To be fair, there is some response, and it usually takes the form of misguided measures like rent control or top-down efforts to provide “affordable housing”. But I think it’s fair to say that housing is, most of the time, much less salient as a political issue than energy.
Why is this? The obvious explanation is that richer and older people—the ones who vote—are disproportionately more likely to be homeowners. According to the Consumer Expenditure Survey, 89% of the top quintile are homeowners, compared to 40% of the bottom quintile. If we look at the data by age, roughly 80% of households led by people 55 and older own their own home, versus 14% for households led by someone under 25. Homeowners, of course, generally benefit from an increase in housing costs: they own an asset whose price reflects both housing costs today (which they have to pay whether or not they own a home) and housing costs in the future. Since most homeowners are going to die long before their houses or land become uninhabitable, an increase in those future housing costs leads to a direct increase in their real wealth. (Unless, of course, they care about their great-grandchildren’s wealth just as much as their own.)

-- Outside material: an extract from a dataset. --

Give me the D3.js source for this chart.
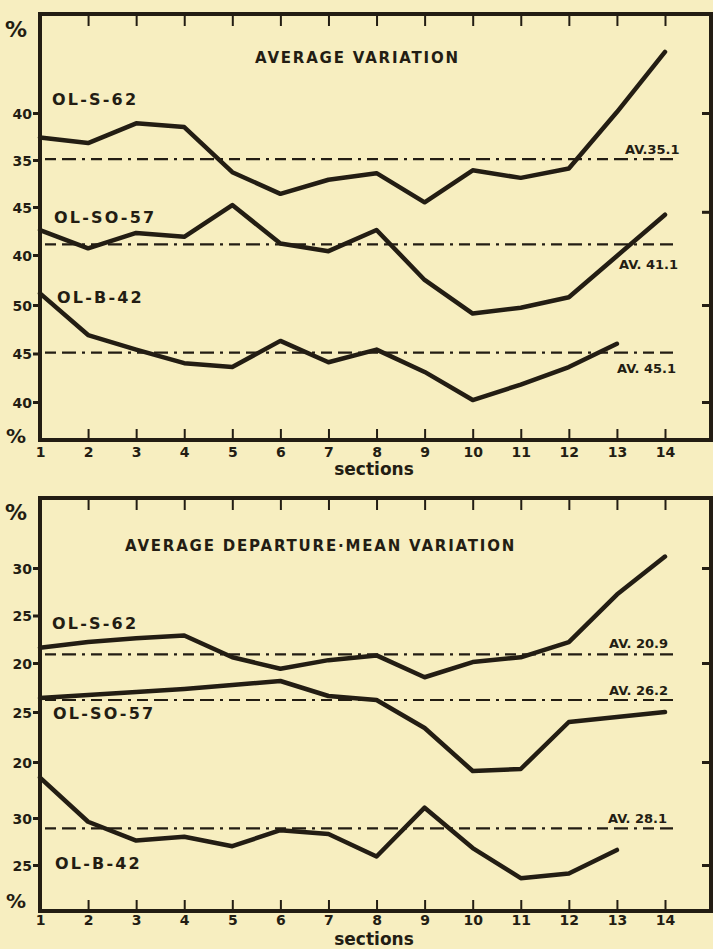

Perversely, their incentive is to choke off the housing supply as much as possible, not look into ways to create affordable housing. And now, in a world where higher house prices are (mistakenly or not) viewed as essential to economic recovery, this manipulation even acquires an air of legitimacy.
With energy prices, on the other hand, there’s an element of politicians creating their own reality. Since energy encounters price spikes so frequently, it’s an obvious target for popular anger, and thus an easy target for political pandering. Even if there’s absolutely nothing they can do on the issue, politicians are forced to say something about it. And since politicians talk about energy prices so much—and those prices become perceived as a legitimate topic of political debate—voters assume that government must be able to have some impact.
Meanwhile, hardly anyone in the US—save for Alaskans and investors piling into Exxon Mobil stock—benefits from high energy prices. It’s hard to imagine anything less politically risky than complaining about the price of gas. And so we’re left with a bizarre distribution of political attention: massive coverage of a less important price that we can’t change, but relatively minor interest in a more important price that we can.